Nip and tuck a few runs and rearrange offensive output a bit and the Mets could be 1-6 going into tonight’s game in Washington, without being a drastically different team than the 6-1 outfit they are. But we all know the conversation would be night and day. The use of the bullpen would be under a microscope. There’d be carping from the jock alumni about starters and toughness and finishing what you start. Everyone with a microphone or blog software would be a newly minted expert on lineup construction. That most talkative of clubhouse sources — One Met — would be making his feelings clear. And Callaway would be under tremendous pressure to retreat and retrench. Heck, we’d probably be choking down our first dose of stentorian wisdom about How Baseball Will Humble a New Manager and Teach Him to Respect the Game’s Bedrock Truths, or some such bullshit.

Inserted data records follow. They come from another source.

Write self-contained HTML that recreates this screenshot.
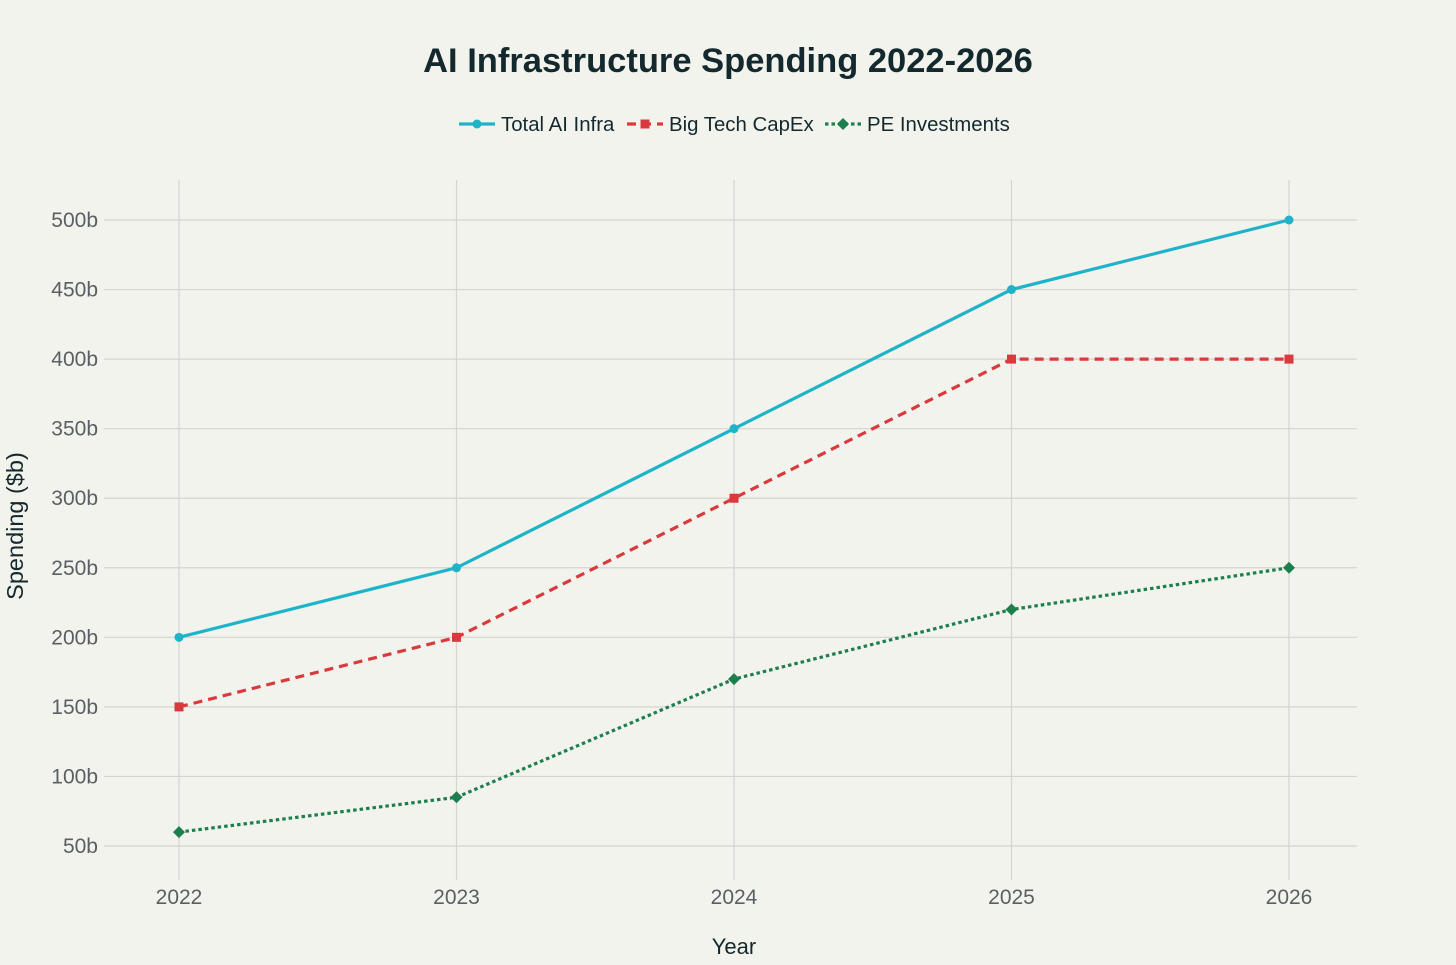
<!DOCTYPE html>
<html><head><meta charset="utf-8"><style>
html,body{margin:0;padding:0;background:#f3f3ee;}
svg{display:block;font-family:"Liberation Sans",sans-serif;}
</style></head><body>
<svg id="chart" width="1456" height="965" viewBox="0 0 1456 965">
<rect width="1456" height="965" fill="#f3f3ee"/>
<text x="728" y="72" text-anchor="middle" font-size="34.5" font-weight="bold" fill="#13292e">AI Infrastructure Spending 2022-2026</text>
<g id="grid"></g>
<g id="series"></g>
<g id="legend"></g>
<text x="734" y="954" text-anchor="middle" font-size="22" fill="#13292e">Year</text>
<text transform="translate(23,526) rotate(-90)" text-anchor="middle" font-size="23.5" fill="#13292e">Spending ($b)</text>
</svg>
<script>
const years = ["2022","2023","2024","2025","2026"];
const totalAI = [200,250,350,450,500];
const bigTech = [150,200,300,400,400];
const peInv = [60,85,170,220,250];
const yTicks = [50,100,150,200,250,300,350,400,450,500];
const seriesNames = ["Total AI Infra","Big Tech CapEx","PE Investments"];

const NS="http://www.w3.org/2000/svg";
const x=i=>179+i*277.5;
const y=v=>846-(v-50)*(626/450);
function mk(t,a,p){const e=document.createElementNS(NS,t);for(const k in a)e.setAttribute(k,a[k]);p.appendChild(e);return e;}
const grid=document.getElementById('grid');
yTicks.forEach(v=>{
  const l=mk('line',{x1:104,x2:1357,y1:y(v),y2:y(v),stroke:'#d4d4d0','stroke-width':1.2},grid);
  
  
  const t=mk('text',{x:98,y:y(v)+7,'text-anchor':'end','font-size':21,fill:'#5a5f63'},grid);
  t.textContent=v+'b';
  
  
});
years.forEach((yr,i)=>{
  const l=mk('line',{x1:x(i),x2:x(i),y1:180,y2:880,stroke:'#d4d4d0','stroke-width':1.2},grid);
  
  
  const t=mk('text',{x:x(i),y:904,'text-anchor':'middle','font-size':21,fill:'#5a5f63'},grid);
  t.textContent=yr;
  
  
});
const sg=document.getElementById('series');
const defs=[
 {d:totalAI,c:'#1fb3c9',dash:'',m:'circle',name:'total-ai-infra'},
 {d:bigTech,c:'#d93a3d',dash:'9,6',m:'square',name:'big-tech-capex'},
 {d:peInv,c:'#1e7f4e',dash:'3.5,3',m:'diamond',name:'pe-investments'}];
function marker(m,cx,cy,c,p,s){
  let e;
  if(m==='circle') e=mk('circle',{cx,cy,r:4.5*s,fill:c},p);
  else if(m==='square') e=mk('rect',{x:cx-4.5*s,y:cy-4.5*s,width:9*s,height:9*s,fill:c},p);
  else e=mk('path',{d:`M${cx} ${cy-6*s}L${cx+6*s} ${cy}L${cx} ${cy+6*s}L${cx-6*s} ${cy}Z`,fill:c},p);
  return e;
}
defs.forEach(s=>{
  const pl=mk('polyline',{points:s.d.map((v,i)=>x(i)+','+y(v)).join(' '),fill:'none',stroke:s.c,'stroke-width':3.2,'stroke-dasharray':s.dash},sg);
  
  
  s.d.forEach((v,i)=>{
    const e=marker(s.m,x(i),y(v),s.c,sg,1);
    
    
  });
});
const lg=document.getElementById('legend');
const lx=[459,627,825];
defs.forEach((s,i)=>{
  const g=mk('g',{},lg);
  
  
  mk('line',{x1:lx[i],x2:lx[i]+36,y1:124,y2:124,stroke:s.c,'stroke-width':3.2,'stroke-dasharray':s.dash},g);
  marker(s.m,lx[i]+18,124,s.c,g,1);
  const t=mk('text',{x:lx[i]+42,y:131,'font-size':20.4,fill:'#13292e'},g);
  t.textContent=seriesNames[i];
});
</script>
</body></html>
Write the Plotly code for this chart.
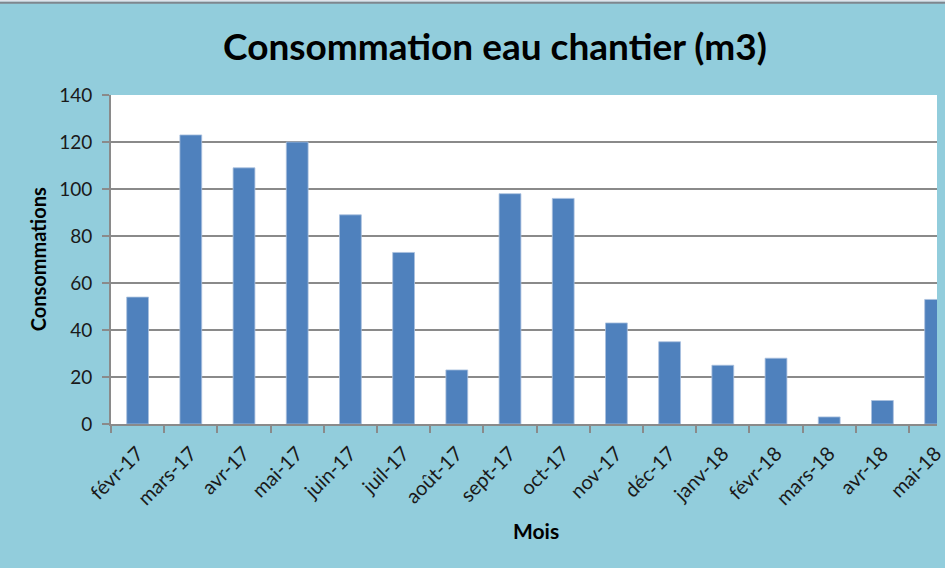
import plotly.graph_objects as go

months = ["févr-17", "mars-17", "avr-17", "mai-17", "juin-17", "juil-17", "août-17",
          "sept-17", "oct-17", "nov-17", "déc-17", "janv-18", "févr-18", "mars-18",
          "avr-18", "mai-18"]
consommations = [54, 123, 109, 120, 89, 73, 23, 98, 96, 43, 35, 25, 28, 3, 10, 53]
y_ticks = [0, 20, 40, 60, 80, 100, 120, 140]

BG = "#92CDDC"
BAR = "#4F81BD"
GRID = "#8A8A8A"
FONT = "Lato"

fig = go.Figure()
fig.add_trace(go.Bar(
    x=months, y=consommations,
    marker=dict(color=BAR, line=dict(color="#a9c0de", width=0.8)),
    hoverinfo="x+y",
))

fig.update_layout(
    width=945, height=568,
    margin=dict(l=111, r=0, t=95, b=144, pad=0),
    paper_bgcolor=BG, plot_bgcolor="white",
    bargap=0.59,
    showlegend=False,
    font=dict(family=FONT, color="#1a1a1a"),
    title=dict(text="<b>Consommation eau chantier (m3)</b>",
               x=495/945, xanchor="center", xref="container",
               y=1 - 47/568, yanchor="middle", yref="container",
               font=dict(family=FONT, size=37, color="black")),
    xaxis=dict(
        type="category",
        range=[-0.5, 15.026],
        tickson="boundaries",
        ticks="outside", ticklen=7, tickwidth=2, tickcolor=GRID,
        showline=True, linecolor=GRID, linewidth=2,
        tickangle=-45,
        ticklabelstandoff=8,
        tickfont=dict(family=FONT, size=20, color="#1a1a1a"),
        showgrid=False,
    ),
    yaxis=dict(
        range=[0, 140],
        tickvals=y_ticks,
        ticks="outside", ticklen=7, tickwidth=2, tickcolor=GRID,
        showline=True, linecolor=GRID, linewidth=2,
        showgrid=True, gridcolor=GRID, gridwidth=2,
        ticklabelstandoff=6,
        tickfont=dict(family=FONT, size=19, color="#1a1a1a"),
        zeroline=False,
    ),
    annotations=[
        dict(text="<b>Consommations</b>", textangle=-90,
             xref="paper", yref="paper", x=(37 - 111) / 834, y=0.5,
             xanchor="center", yanchor="middle", showarrow=False,
             font=dict(family=FONT, size=20, color="black")),
        dict(text="<b>Mois</b>",
             xref="paper", yref="paper", x=(540 - 111) / 834, y=(424 - 530) / 329,
             xanchor="center", yanchor="middle", showarrow=False,
             font=dict(family=FONT, size=21, color="black")),
    ],
    shapes=[
        dict(type="line", xref="paper", yref="paper",
             x0=-0.2, x1=1.1, y0=(424 - 0.8) / 329, y1=(424 - 0.8) / 329,
             line=dict(color="#dfe3ea", width=2)),
        dict(type="line", xref="paper", yref="paper",
             x0=-0.2, x1=1.1, y0=(424 - 2.8) / 329, y1=(424 - 2.8) / 329,
             line=dict(color="#7f868e", width=2)),
    ],
)

fig.write_html("out.html",
               config={"displayModeBar": False},
               post_script="document.body.style.margin='0';document.body.style.padding='0';")
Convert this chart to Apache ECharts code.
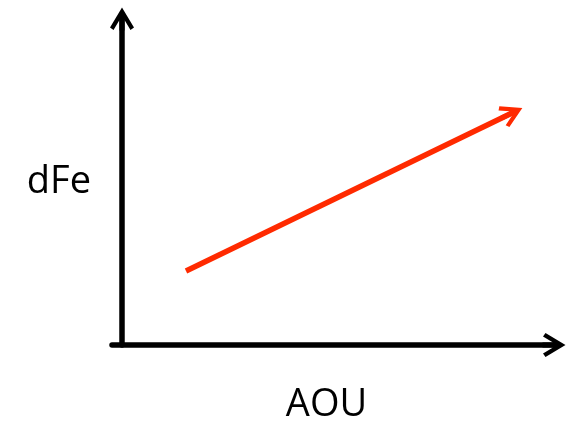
<!DOCTYPE html>
<html>
<head>
<meta charset="utf-8">
<script src="https://cdn.jsdelivr.net/npm/echarts@6/dist/echarts.min.js"></script>
<style>
html,body{margin:0;padding:0;background:#fff;}
#chart{width:570px;height:422px;}
</style>
</head>
<body>
<div id="chart"></div>
<script>
// Schematic: dFe rises with AOU
const axisNameX = 'AOU';
const axisNameY = 'dFe';
const xRange = [-10, 432];
const yRange = [0, 326];
const trendX = [64, 390];
const trendY = [74, 232];

const ARROW = 'path://M12,0 L24,20 L20.5,22.5 L14.5,12.5 L14.5,23 L9.5,23 L9.5,12.5 L3.5,22.5 L0,20 Z';

const chart = echarts.init(document.getElementById('chart'));
const axisCommon = {
  type: 'value',
  axisTick: {show: false},
  axisLabel: {show: false},
  splitLine: {show: false},
  axisLine: {
    show: true,
    onZero: true,
    symbol: ['none', ARROW],
    symbolSize: [24, 23],
    lineStyle: {color: '#000', width: 5.5}
  }
};
chart.setOption({
  animation: false,
  grid: {left: 112, right: 16, top: 19, bottom: 77, containLabel: false, outerBoundsMode: 'none'},
  xAxis: Object.assign({}, axisCommon, {
    min: xRange[0], max: xRange[1],
    name: axisNameX,
    nameLocation: 'middle',
    nameGap: 41,
    nameTextStyle: {fontFamily: 'Open Sans', fontSize: 38, color: '#000', padding: [0, 13, 0, 0]}
  }),
  yAxis: Object.assign({}, axisCommon, {
    min: yRange[0], max: yRange[1],
    name: axisNameY,
    nameLocation: 'middle',
    nameRotate: 0,
    nameGap: 21,
    nameTextStyle: {fontFamily: 'Open Sans', fontSize: 38, color: '#000', padding: [16, 0, 0, 0]}
  }),
  series: [{
    type: 'lines',
    coordinateSystem: 'cartesian2d',
    symbol: ['none', ARROW],
    symbolSize: [24, 23],
    lineStyle: {color: '#FF2A00', width: 5.5, opacity: 1, curveness: 0},
    data: [{coords: trendX.map((x, i) => [x, trendY[i]])}]
  }]
});
</script>
</body>
</html>
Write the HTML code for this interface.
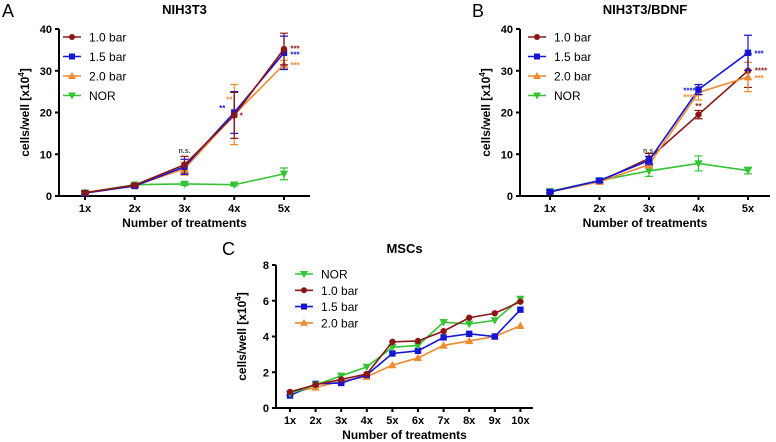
<!DOCTYPE html>
<html><head><meta charset="utf-8"><style>
body{margin:0;background:#fff;}
svg{display:block;font-family:"Liberation Sans",Arial,sans-serif;}
</style></head><body>
<svg id="s" width="776" height="442" viewBox="0 0 776 442"></svg>
<script>
// Panel A data (NIH3T3)
const catsA = ["1x","2x","3x","4x","5x"];
const a10 = [0.8,2.6,7.5,19.3,35.2], a10e=[0.3,0.3,2.0,5.5,3.8];
const a15 = [0.7,2.4,7.0,20.0,34.3], a15e=[0.3,0.3,1.8,5.0,4.0];
const a20 = [0.8,2.5,6.5,19.5,31.5], a20e=[0.3,0.3,1.5,7.2,1.0];
const aNOR = [0.8,2.7,2.9,2.7,5.3], aNORe=[0.2,0.3,0.4,0.3,1.4];
const ticksAB = [0,10,20,30,40];
// Panel B data (NIH3T3/BDNF)
const b10 = [1.0,3.5,9.0,19.5,30.0], b10e=[0.3,0.4,1.2,1.0,4.0];
const b15 = [1.0,3.7,8.5,25.5,34.3], b15e=[0.3,0.4,1.0,1.2,4.2];
const b20 = [1.0,3.4,7.5,24.8,28.5], b20e=[0.3,0.4,0.8,1.8,3.5];
const bNOR = [1.1,3.7,6.0,7.8,6.1], bNORe=[0.3,0.4,1.3,1.8,0.8];
// Panel C data (MSCs)
const catsC = ["1x","2x","3x","4x","5x","6x","7x","8x","9x","10x"];
const cNOR = [0.8,1.3,1.8,2.3,3.4,3.5,4.8,4.7,4.9,6.1];
const c10 = [0.9,1.3,1.6,1.9,3.7,3.75,4.3,5.05,5.3,5.95];
const c15 = [0.7,1.35,1.4,1.85,3.05,3.2,3.95,4.15,4.0,5.5];
const c20 = [0.85,1.15,1.5,1.75,2.4,2.8,3.5,3.75,4.0,4.6];
const ticksC = [0,2,4,6,8];

const C = {r:"#8c1515",b:"#1515d8",o:"#f08a30",g:"#33c433"};
const S = document.getElementById('s');
const NS = "http://www.w3.org/2000/svg";
function el(tag, at, parent){const e=document.createElementNS(NS,tag);for(const k in at)e.setAttribute(k,at[k]);(parent||S).appendChild(e);return e;}
function txt(x,y,t,at,parent){const e=el('text',Object.assign({x:x,y:y},at),parent);e.textContent=t;return e;}
function marker(g,shape,x,y,col,sz){
  let m;
  if(shape==='c') m=el('circle',{cx:x,cy:y,r:sz,fill:col},g);
  else if(shape==='s') m=el('rect',{x:x-sz,y:y-sz,width:2*sz,height:2*sz,fill:col},g);
  else if(shape==='t') m=el('polygon',{points:`${x},${y-sz-1} ${x-sz-1},${y+sz} ${x+sz+1},${y+sz}`,fill:col},g);
  else m=el('polygon',{points:`${x},${y+sz+1} ${x-sz-1},${y-sz} ${x+sz+1},${y-sz}`,fill:col},g);
  
  
}
function panel(o){
  const g=el('g',{});
  
  
  const ymax=o.ticks[o.ticks.length-1];
  const X=i=>o.x0+i*o.dx, Y=v=>o.yb-(v/ymax)*(o.yb-o.yt);
  // axes
  const ax=el('path',{d:`M${o.ax},${o.yt} V${o.yb} H${o.axr}`,stroke:"#000","stroke-width":2,fill:"none"},g);
  
  o.ticks.forEach(t=>{el('line',{x1:o.ax-4,x2:o.ax,y1:Y(t),y2:Y(t),stroke:"#000","stroke-width":2},g);
    const l=txt(o.ax-7,Y(t)+4,t,{"text-anchor":"end","font-size":11,"font-weight":"bold"},g);
    });
  o.cats.forEach((c,i)=>{el('line',{x1:X(i),x2:X(i),y1:o.yb,y2:o.yb+4,stroke:"#000","stroke-width":2},g);
    const l=txt(X(i),o.yb+16,c,{"text-anchor":"middle","font-size":11,"font-weight":"bold"},g);
    });
  const xt=txt((o.ax+o.axr)/2,o.yb+31,"Number of treatments",{"text-anchor":"middle","font-size":12,"font-weight":"bold"},g);
  
  const yc=(o.yt+o.yb)/2, yx=o.ax-30;
  const yt=el('text',{x:yx,y:yc,"text-anchor":"middle","font-size":12,"font-weight":"bold",transform:`rotate(-90 ${yx} ${yc})`},g);
  yt.innerHTML='cells/well [x10<tspan dy="-5" font-size="8">4</tspan><tspan dy="5">]</tspan>';
  
  const tt=txt((o.ax+o.axr)/2,o.ty,o.title,{"text-anchor":"middle","font-size":13,"font-weight":"bold"},g);
  
  const pl=txt(o.px,o.py,o.plabel,{"font-size":18},g);
  
  o.series.forEach(s=>{
    const sg=el('g',{},g);
    
    
    const d=s.v.map((v,i)=>(i?'L':'M')+X(i)+','+Y(v)).join(' ');
    el('path',{d:d,stroke:s.c,"stroke-width":1.6,fill:"none"},sg);
    if(s.e) s.v.forEach((v,i)=>{const x=X(i),t=Y(v+s.e[i]),b=Y(v-s.e[i]);
      el('path',{d:`M${x},${t}V${b}M${x-4},${t}H${x+4}M${x-4},${b}H${x+4}`,stroke:s.c,"stroke-width":1.2},sg);});
    s.v.forEach((v,i)=>marker(sg,s.m,X(i),Y(v),s.c,o.ms));
  });
  o.series.slice().sort((a,b)=>a.lo-b.lo).forEach((s,k)=>{
    const ly=o.ly+k*o.lh, lg=el('g',{},g);
    
    el('line',{x1:o.lx,x2:o.lx+18,y1:ly,y2:ly,stroke:s.c,"stroke-width":1.6},lg);
    marker(lg,s.m,o.lx+9,ly,s.c,3);
    txt(o.lx+26,ly+4.5,s.label,{"font-size":12},lg);
  });
  (o.stars||[]).forEach(st=>{const l=txt(X(st[0])+st[1],Y(st[2]),st[3],{"font-size":st[5]||8,fill:st[4],"font-weight":"bold","text-anchor":"middle"},g);
    });
}
panel({name:'chart-nih3t3',title:'NIH3T3',plabel:'A',px:2,py:17,ty:14,cats:catsA,ticks:ticksAB,ax:59,axr:310,x0:85,dx:49.75,yt:29,yb:196,ms:3.2,lx:63,ly:37,lh:19.5,
 series:[{label:'NOR',v:aNOR,e:aNORe,c:C.g,m:'v',lo:3},{label:'2.0 bar',v:a20,e:a20e,c:C.o,m:'t',lo:2},{label:'1.5 bar',v:a15,e:a15e,c:C.b,m:'s',lo:1},{label:'1.0 bar',v:a10,e:a10e,c:C.r,m:'c',lo:0}],
 stars:[[2,0,10.3,'n.s.','#444',7],[3,-5,22.4,'**',C.o],[3,-12,20.3,'**',C.b],[3,7,18.6,'*',C.r],[4,11,34.6,'***',C.r],[4,11,33.2,'***',C.b],[4,11,30.6,'***',C.o]]});
panel({name:'chart-nih3t3-bdnf',title:'NIH3T3/BDNF',plabel:'B',px:472,py:17,ty:14,cats:catsA,ticks:ticksAB,ax:520,axr:770,x0:550,dx:49.5,yt:29,yb:196,ms:3.2,lx:528,ly:37,lh:19.5,
 series:[{label:'NOR',v:bNOR,e:bNORe,c:C.g,m:'v',lo:3},{label:'1.0 bar',v:b10,e:b10e,c:C.r,m:'c',lo:0},{label:'2.0 bar',v:b20,e:b20e,c:C.o,m:'t',lo:2},{label:'1.5 bar',v:b15,e:b15e,c:C.b,m:'s',lo:1}],
 stars:[[2,0,10.3,'n.s.','#444',7],[3,-9,24.6,'****',C.b],[3,-9,23.0,'****',C.o],[3,0,20.8,'**',C.r],[4,11,33.4,'***',C.b],[4,13,29.3,'****',C.r],[4,11,27.6,'***',C.o]]});
panel({name:'chart-mscs',title:'MSCs',plabel:'C',px:222,py:255,ty:253,cats:catsC,ticks:ticksC,ax:276,axr:533,x0:290,dx:25.6,yt:265,yb:408,ms:3.2,lx:295,ly:274,lh:16.3,
 series:[{label:'2.0 bar',v:c20,c:C.o,m:'t',lo:3},{label:'1.5 bar',v:c15,c:C.b,m:'s',lo:2},{label:'NOR',v:cNOR,c:C.g,m:'v',lo:0},{label:'1.0 bar',v:c10,c:C.r,m:'c',lo:1}]});
</script>
</body></html>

Instead, because of a quirk of timing, Callaway’s got a five-game cushion, a fanbase in pinch-me mode, and buy-in from the 25 guys who have to play the game. Is that quantifiable? Probably not, but that’s not the same as saying it’s unimportant. Steven Matz [3] and Matt Harvey [4], Robert Gsellman [5] and Seth Lugo [6], Hansel Robles [7] and A.J. Ramos, Michael Conforto [8] and Seth Lugo, Kevin Plawecki [9] and Travis d’Arnaud [10], Jose Reyes [11] and Amed Rosario [12], Zack Wheeler [13] and Dom Smith … they’ve all started the season watching a winning team and manager. That affects how they think about this team and their roles on it. And that kind of first week may sustain them when the pixie dust runs out and the Mets have to make an emergency reorder.
While it’s still being tossed around, though, just enjoy it. Matz still has some work to do — he threw way too many first-pitch balls and had to keep fighting his way back into counts — but he was finishing his pitches and they had life they seemed to be lacking against St. Louis. (Meanwhile all the Mets’ starters seem to be exploiting launch angles successfully with tempting high fastballs.) The bullpen wasn’t flawless, with Robles giving up a homer to Bryce Harper [14] (and yes he pointed, at least according to Twitter) and Jerry Blevins [15] walking Harper come crunch time. But Harper gonna Harper. Robles limited the damage, Ramos was flawless, and Jeurys Familia [16] racked up five outs.
The Mets aren’t exactly speedy, but early in the season they’re making good use of what speed they do have, and their aggression on the basepaths is being rewarded. The seventh inning was a showcase: Rosario scored from first on a double by Cabrera to tie the game at 2-2, simply outrunning a well-executed pickup and relay by Harper and Howie Kendrick [17]. Cabrera crossed to third on a groundout by Yoenis Cespedes [18]. Conforto was walked, and took off for second with Todd Frazier [19] at the plate. Frazier grounded to second, but Kendrick found Conforto up in his business instead of at a safe remove between first and second. Discombobulated, he had to settle for the out at first as Cabrera scampered home with the go-ahead run Familia would make stand up.
And let’s not forget the heroics of Juan Lagares [20], who gunned down Brian Goodwin [21] at home to short-circuit the Nationals’ second. Lagares’ positioning was impeccable and the throw was a missile, a perfect arc to d’Arnaud’s mitt. Credit the catcher as well: d’Arnaud received the throw on his knees and pivoted adroitly (and legally in the age of video nitpicking) to spin Goodwin away from the plate, which I believe he’s yet to touch. Between innings, Lagares had his cap off in the dugout, leaving his eyes peeking through the vent in his Mets-blue hood as if auditioning for superhero status.
He’s got the job. So far they all do [22].